TASK BRIEF: Transcribe each line of the records below exactly, excluding any embedded images.

*** ENTRIES SUPPLIED

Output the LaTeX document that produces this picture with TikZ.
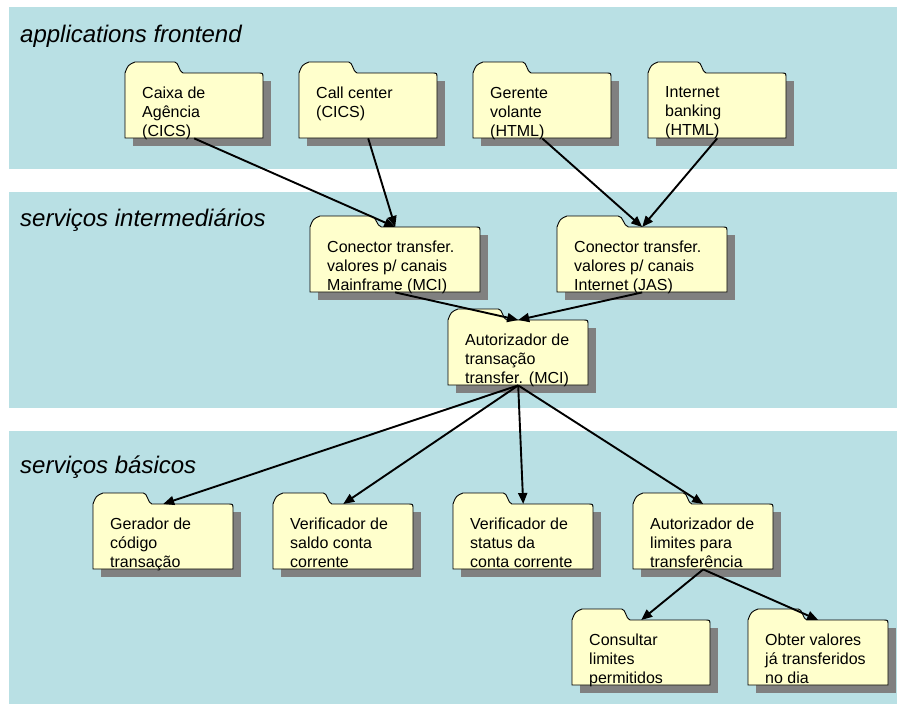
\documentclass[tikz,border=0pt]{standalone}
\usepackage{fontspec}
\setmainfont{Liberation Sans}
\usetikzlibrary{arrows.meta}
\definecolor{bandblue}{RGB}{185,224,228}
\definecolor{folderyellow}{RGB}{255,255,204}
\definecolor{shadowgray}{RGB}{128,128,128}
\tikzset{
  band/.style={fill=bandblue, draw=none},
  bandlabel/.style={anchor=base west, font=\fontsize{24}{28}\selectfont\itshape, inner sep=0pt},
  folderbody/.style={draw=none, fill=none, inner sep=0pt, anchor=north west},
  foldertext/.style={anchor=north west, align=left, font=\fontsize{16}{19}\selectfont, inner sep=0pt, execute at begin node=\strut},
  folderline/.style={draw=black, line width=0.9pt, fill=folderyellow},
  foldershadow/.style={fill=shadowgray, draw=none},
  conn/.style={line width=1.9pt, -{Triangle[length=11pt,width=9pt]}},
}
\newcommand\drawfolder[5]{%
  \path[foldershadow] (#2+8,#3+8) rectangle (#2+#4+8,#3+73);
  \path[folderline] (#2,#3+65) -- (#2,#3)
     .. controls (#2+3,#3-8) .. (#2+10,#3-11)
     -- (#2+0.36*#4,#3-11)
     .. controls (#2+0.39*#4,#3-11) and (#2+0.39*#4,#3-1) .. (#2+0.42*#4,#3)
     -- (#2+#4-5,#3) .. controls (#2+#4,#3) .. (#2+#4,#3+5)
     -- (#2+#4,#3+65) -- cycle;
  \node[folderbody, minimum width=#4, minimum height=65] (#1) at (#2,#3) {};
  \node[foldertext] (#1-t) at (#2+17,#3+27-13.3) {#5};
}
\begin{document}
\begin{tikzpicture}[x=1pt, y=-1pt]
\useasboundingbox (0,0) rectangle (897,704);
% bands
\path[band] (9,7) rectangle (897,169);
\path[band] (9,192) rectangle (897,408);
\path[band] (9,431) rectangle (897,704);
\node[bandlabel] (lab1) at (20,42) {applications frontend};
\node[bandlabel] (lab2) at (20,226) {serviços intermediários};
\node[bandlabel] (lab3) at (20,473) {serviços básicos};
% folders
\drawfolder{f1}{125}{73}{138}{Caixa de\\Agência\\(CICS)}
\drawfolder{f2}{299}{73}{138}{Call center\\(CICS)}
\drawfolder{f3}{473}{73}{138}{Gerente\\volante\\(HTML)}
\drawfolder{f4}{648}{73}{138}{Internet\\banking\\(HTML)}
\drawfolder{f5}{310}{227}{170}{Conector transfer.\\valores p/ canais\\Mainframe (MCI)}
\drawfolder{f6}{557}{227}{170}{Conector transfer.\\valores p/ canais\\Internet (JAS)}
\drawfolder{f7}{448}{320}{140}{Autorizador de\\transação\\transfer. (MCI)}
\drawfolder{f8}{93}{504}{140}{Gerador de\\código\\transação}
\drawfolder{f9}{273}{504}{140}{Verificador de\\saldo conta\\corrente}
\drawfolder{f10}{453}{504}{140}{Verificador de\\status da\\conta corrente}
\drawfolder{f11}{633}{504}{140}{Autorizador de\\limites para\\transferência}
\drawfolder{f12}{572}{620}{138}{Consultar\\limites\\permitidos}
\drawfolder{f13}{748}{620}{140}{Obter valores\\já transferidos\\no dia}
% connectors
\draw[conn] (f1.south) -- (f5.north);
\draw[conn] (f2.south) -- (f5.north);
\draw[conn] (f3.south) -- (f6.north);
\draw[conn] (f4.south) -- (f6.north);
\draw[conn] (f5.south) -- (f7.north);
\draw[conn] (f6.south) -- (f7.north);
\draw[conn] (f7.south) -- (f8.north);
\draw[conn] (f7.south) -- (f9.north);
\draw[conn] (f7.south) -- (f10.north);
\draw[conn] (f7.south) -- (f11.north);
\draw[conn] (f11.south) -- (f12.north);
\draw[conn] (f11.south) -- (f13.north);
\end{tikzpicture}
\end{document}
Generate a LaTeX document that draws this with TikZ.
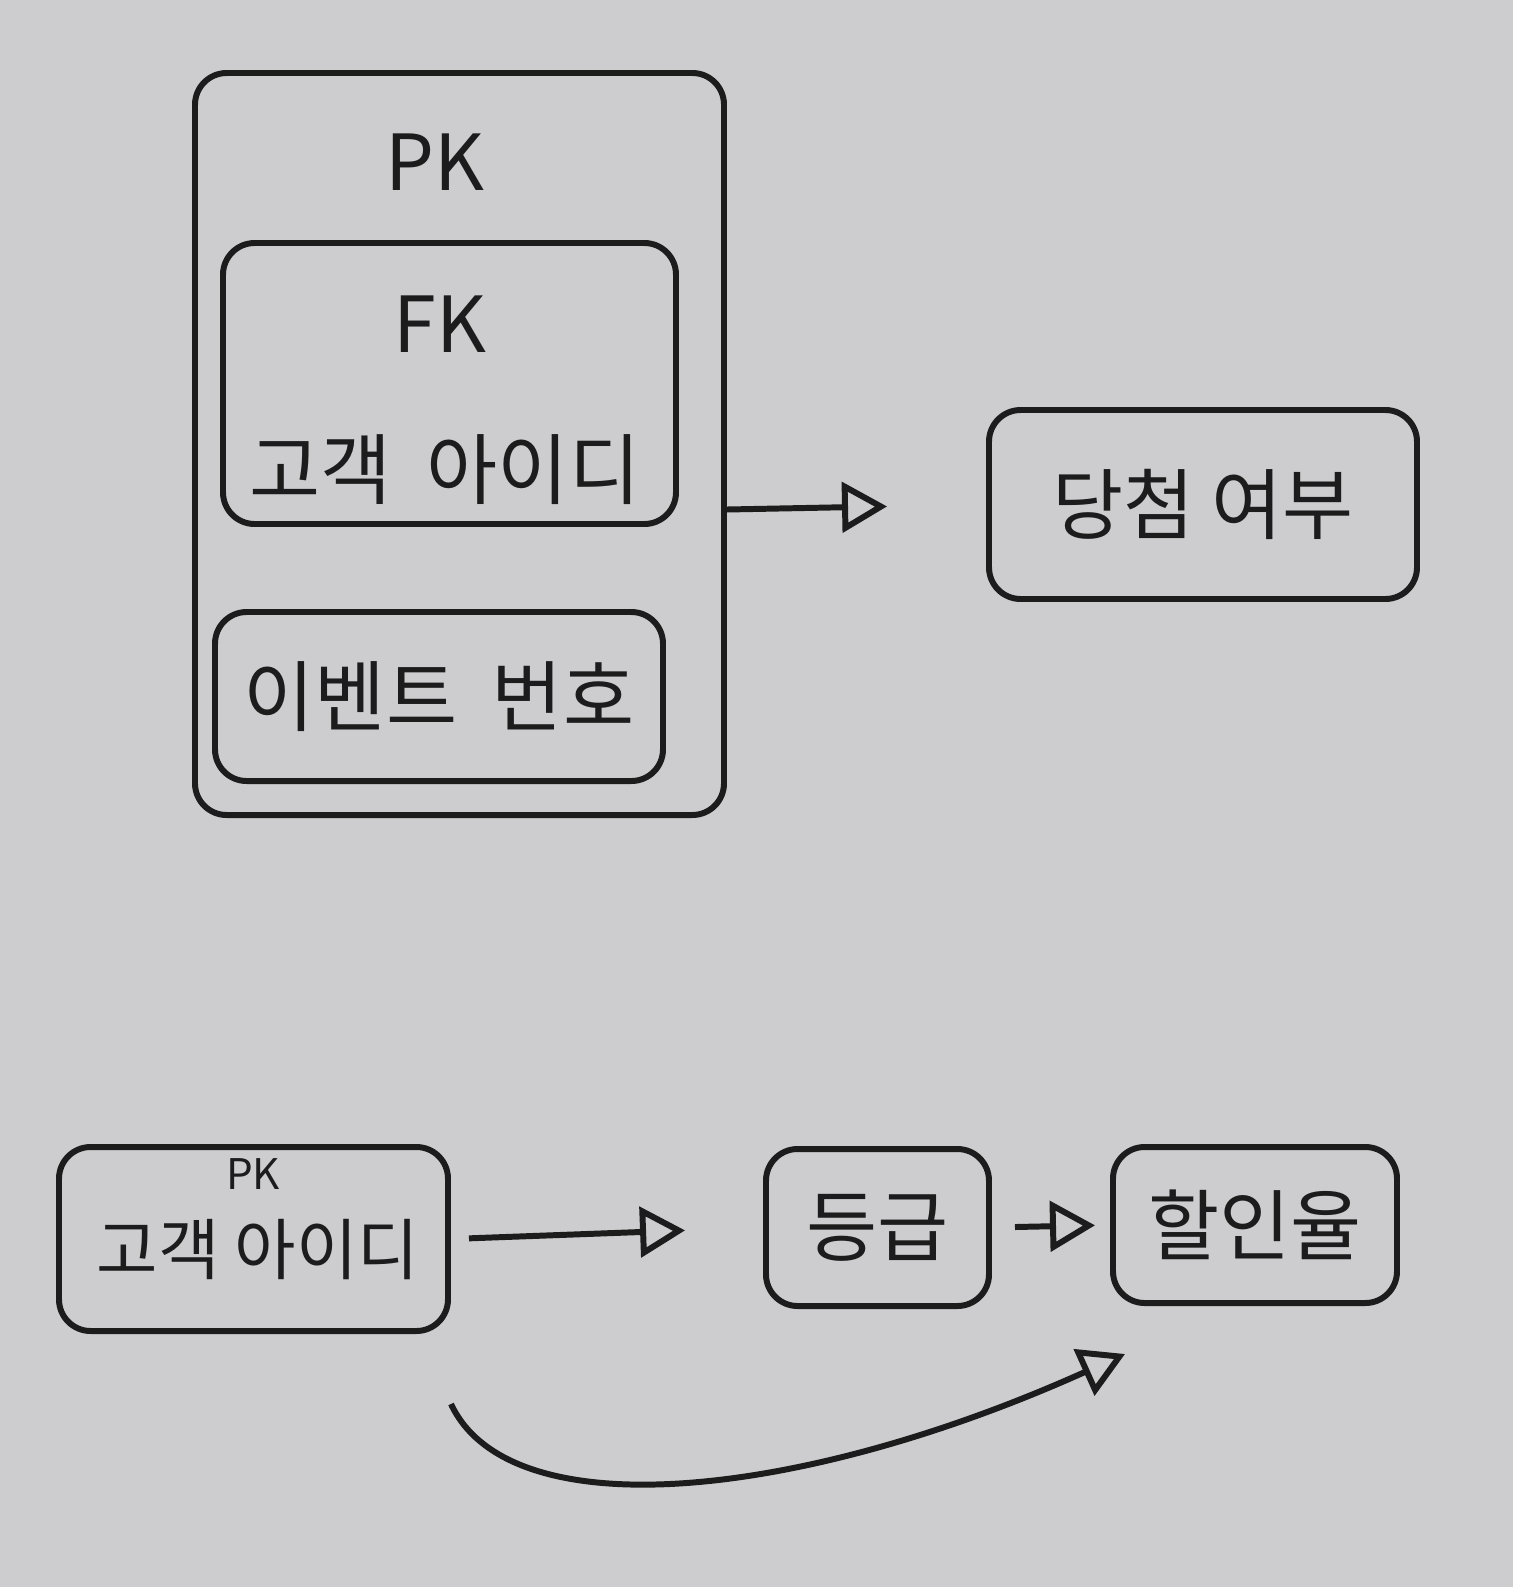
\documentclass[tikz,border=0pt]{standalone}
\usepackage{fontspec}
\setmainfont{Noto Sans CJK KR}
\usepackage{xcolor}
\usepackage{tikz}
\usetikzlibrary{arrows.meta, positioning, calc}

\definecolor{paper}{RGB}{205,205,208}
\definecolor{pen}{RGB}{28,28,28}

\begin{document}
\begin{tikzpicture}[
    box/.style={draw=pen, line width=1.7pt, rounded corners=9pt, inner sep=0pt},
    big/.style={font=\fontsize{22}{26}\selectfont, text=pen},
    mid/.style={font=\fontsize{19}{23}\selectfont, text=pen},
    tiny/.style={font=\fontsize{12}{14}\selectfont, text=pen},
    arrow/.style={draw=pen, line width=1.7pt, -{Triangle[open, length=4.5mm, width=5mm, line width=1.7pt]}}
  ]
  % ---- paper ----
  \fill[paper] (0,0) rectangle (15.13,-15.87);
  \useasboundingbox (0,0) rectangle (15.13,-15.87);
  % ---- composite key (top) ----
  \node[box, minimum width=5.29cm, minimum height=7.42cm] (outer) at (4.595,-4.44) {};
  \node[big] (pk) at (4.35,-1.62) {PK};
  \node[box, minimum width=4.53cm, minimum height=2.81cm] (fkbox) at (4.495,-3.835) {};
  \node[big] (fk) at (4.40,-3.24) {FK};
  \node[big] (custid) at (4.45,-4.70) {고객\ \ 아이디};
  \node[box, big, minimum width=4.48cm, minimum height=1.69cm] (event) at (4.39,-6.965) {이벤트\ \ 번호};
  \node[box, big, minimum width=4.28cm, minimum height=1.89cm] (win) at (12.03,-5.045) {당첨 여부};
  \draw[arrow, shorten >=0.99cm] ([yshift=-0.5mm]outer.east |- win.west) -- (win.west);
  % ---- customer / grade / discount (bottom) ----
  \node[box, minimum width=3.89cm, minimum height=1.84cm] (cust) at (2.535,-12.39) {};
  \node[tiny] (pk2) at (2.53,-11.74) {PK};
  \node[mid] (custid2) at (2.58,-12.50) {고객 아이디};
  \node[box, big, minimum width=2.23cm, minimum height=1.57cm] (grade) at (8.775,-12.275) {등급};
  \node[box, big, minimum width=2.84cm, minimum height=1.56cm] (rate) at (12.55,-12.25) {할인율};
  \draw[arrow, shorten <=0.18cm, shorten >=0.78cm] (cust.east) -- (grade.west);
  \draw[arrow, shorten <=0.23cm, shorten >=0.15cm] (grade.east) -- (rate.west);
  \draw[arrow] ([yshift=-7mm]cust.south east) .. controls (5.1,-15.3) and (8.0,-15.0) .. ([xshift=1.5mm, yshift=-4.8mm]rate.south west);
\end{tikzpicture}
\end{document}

******

TASK ANSWER:
Output the LaTeX document that produces this picture with TikZ.
\documentclass[tikz,border=0pt]{standalone}
\usepackage{fontspec}
\setmainfont{Liberation Sans}
\usetikzlibrary{arrows.meta}
\definecolor{bandblue}{RGB}{185,224,228}
\definecolor{folderyellow}{RGB}{255,255,204}
\definecolor{shadowgray}{RGB}{128,128,128}
\tikzset{
  band/.style={fill=bandblue, draw=none},
  bandlabel/.style={anchor=base west, font=\fontsize{24}{28}\selectfont\itshape, inner sep=0pt},
  folderbody/.style={draw=none, fill=none, inner sep=0pt, anchor=north west},
  foldertext/.style={anchor=north west, align=left, font=\fontsize{16}{19}\selectfont, inner sep=0pt, execute at begin node=\strut},
  folderline/.style={draw=black, line width=0.9pt, fill=folderyellow},
  foldershadow/.style={fill=shadowgray, draw=none},
  conn/.style={line width=1.9pt, -{Triangle[length=11pt,width=9pt]}},
}
\newcommand\drawfolder[5]{%
  \path[foldershadow] (#2+8,#3+8) rectangle (#2+#4+8,#3+73);
  \path[folderline] (#2,#3+65) -- (#2,#3)
     .. controls (#2+3,#3-8) .. (#2+10,#3-11)
     -- (#2+0.36*#4,#3-11)
     .. controls (#2+0.39*#4,#3-11) and (#2+0.39*#4,#3-1) .. (#2+0.42*#4,#3)
     -- (#2+#4-5,#3) .. controls (#2+#4,#3) .. (#2+#4,#3+5)
     -- (#2+#4,#3+65) -- cycle;
  \node[folderbody, minimum width=#4, minimum height=65] (#1) at (#2,#3) {};
  \node[foldertext] (#1-t) at (#2+17,#3+27-13.3) {#5};
}
\begin{document}
\begin{tikzpicture}[x=1pt, y=-1pt]
\useasboundingbox (0,0) rectangle (897,704);
% bands
\path[band] (9,7) rectangle (897,169);
\path[band] (9,192) rectangle (897,408);
\path[band] (9,431) rectangle (897,704);
\node[bandlabel] (lab1) at (20,42) {applications frontend};
\node[bandlabel] (lab2) at (20,226) {serviços intermediários};
\node[bandlabel] (lab3) at (20,473) {serviços básicos};
% folders
\drawfolder{f1}{125}{73}{138}{Caixa de\\Agência\\(CICS)}
\drawfolder{f2}{299}{73}{138}{Call center\\(CICS)}
\drawfolder{f3}{473}{73}{138}{Gerente\\volante\\(HTML)}
\drawfolder{f4}{648}{73}{138}{Internet\\banking\\(HTML)}
\drawfolder{f5}{310}{227}{170}{Conector transfer.\\valores p/ canais\\Mainframe (MCI)}
\drawfolder{f6}{557}{227}{170}{Conector transfer.\\valores p/ canais\\Internet (JAS)}
\drawfolder{f7}{448}{320}{140}{Autorizador de\\transação\\transfer. (MCI)}
\drawfolder{f8}{93}{504}{140}{Gerador de\\código\\transação}
\drawfolder{f9}{273}{504}{140}{Verificador de\\saldo conta\\corrente}
\drawfolder{f10}{453}{504}{140}{Verificador de\\status da\\conta corrente}
\drawfolder{f11}{633}{504}{140}{Autorizador de\\limites para\\transferência}
\drawfolder{f12}{572}{620}{138}{Consultar\\limites\\permitidos}
\drawfolder{f13}{748}{620}{140}{Obter valores\\já transferidos\\no dia}
% connectors
\draw[conn] (f1.south) -- (f5.north);
\draw[conn] (f2.south) -- (f5.north);
\draw[conn] (f3.south) -- (f6.north);
\draw[conn] (f4.south) -- (f6.north);
\draw[conn] (f5.south) -- (f7.north);
\draw[conn] (f6.south) -- (f7.north);
\draw[conn] (f7.south) -- (f8.north);
\draw[conn] (f7.south) -- (f9.north);
\draw[conn] (f7.south) -- (f10.north);
\draw[conn] (f7.south) -- (f11.north);
\draw[conn] (f11.south) -- (f12.north);
\draw[conn] (f11.south) -- (f13.north);
\end{tikzpicture}
\end{document}
Generate a LaTeX document that draws this with TikZ.
\documentclass[tikz,border=0pt]{standalone}
\usepackage{fontspec}
\setmainfont{Noto Sans CJK KR}
\usepackage{xcolor}
\usepackage{tikz}
\usetikzlibrary{arrows.meta, positioning, calc}

\definecolor{paper}{RGB}{205,205,208}
\definecolor{pen}{RGB}{28,28,28}

\begin{document}
\begin{tikzpicture}[
    box/.style={draw=pen, line width=1.7pt, rounded corners=9pt, inner sep=0pt},
    big/.style={font=\fontsize{22}{26}\selectfont, text=pen},
    mid/.style={font=\fontsize{19}{23}\selectfont, text=pen},
    tiny/.style={font=\fontsize{12}{14}\selectfont, text=pen},
    arrow/.style={draw=pen, line width=1.7pt, -{Triangle[open, length=4.5mm, width=5mm, line width=1.7pt]}}
  ]
  % ---- paper ----
  \fill[paper] (0,0) rectangle (15.13,-15.87);
  \useasboundingbox (0,0) rectangle (15.13,-15.87);
  % ---- composite key (top) ----
  \node[box, minimum width=5.29cm, minimum height=7.42cm] (outer) at (4.595,-4.44) {};
  \node[big] (pk) at (4.35,-1.62) {PK};
  \node[box, minimum width=4.53cm, minimum height=2.81cm] (fkbox) at (4.495,-3.835) {};
  \node[big] (fk) at (4.40,-3.24) {FK};
  \node[big] (custid) at (4.45,-4.70) {고객\ \ 아이디};
  \node[box, big, minimum width=4.48cm, minimum height=1.69cm] (event) at (4.39,-6.965) {이벤트\ \ 번호};
  \node[box, big, minimum width=4.28cm, minimum height=1.89cm] (win) at (12.03,-5.045) {당첨 여부};
  \draw[arrow, shorten >=0.99cm] ([yshift=-0.5mm]outer.east |- win.west) -- (win.west);
  % ---- customer / grade / discount (bottom) ----
  \node[box, minimum width=3.89cm, minimum height=1.84cm] (cust) at (2.535,-12.39) {};
  \node[tiny] (pk2) at (2.53,-11.74) {PK};
  \node[mid] (custid2) at (2.58,-12.50) {고객 아이디};
  \node[box, big, minimum width=2.23cm, minimum height=1.57cm] (grade) at (8.775,-12.275) {등급};
  \node[box, big, minimum width=2.84cm, minimum height=1.56cm] (rate) at (12.55,-12.25) {할인율};
  \draw[arrow, shorten <=0.18cm, shorten >=0.78cm] (cust.east) -- (grade.west);
  \draw[arrow, shorten <=0.23cm, shorten >=0.15cm] (grade.east) -- (rate.west);
  \draw[arrow] ([yshift=-7mm]cust.south east) .. controls (5.1,-15.3) and (8.0,-15.0) .. ([xshift=1.5mm, yshift=-4.8mm]rate.south west);
\end{tikzpicture}
\end{document}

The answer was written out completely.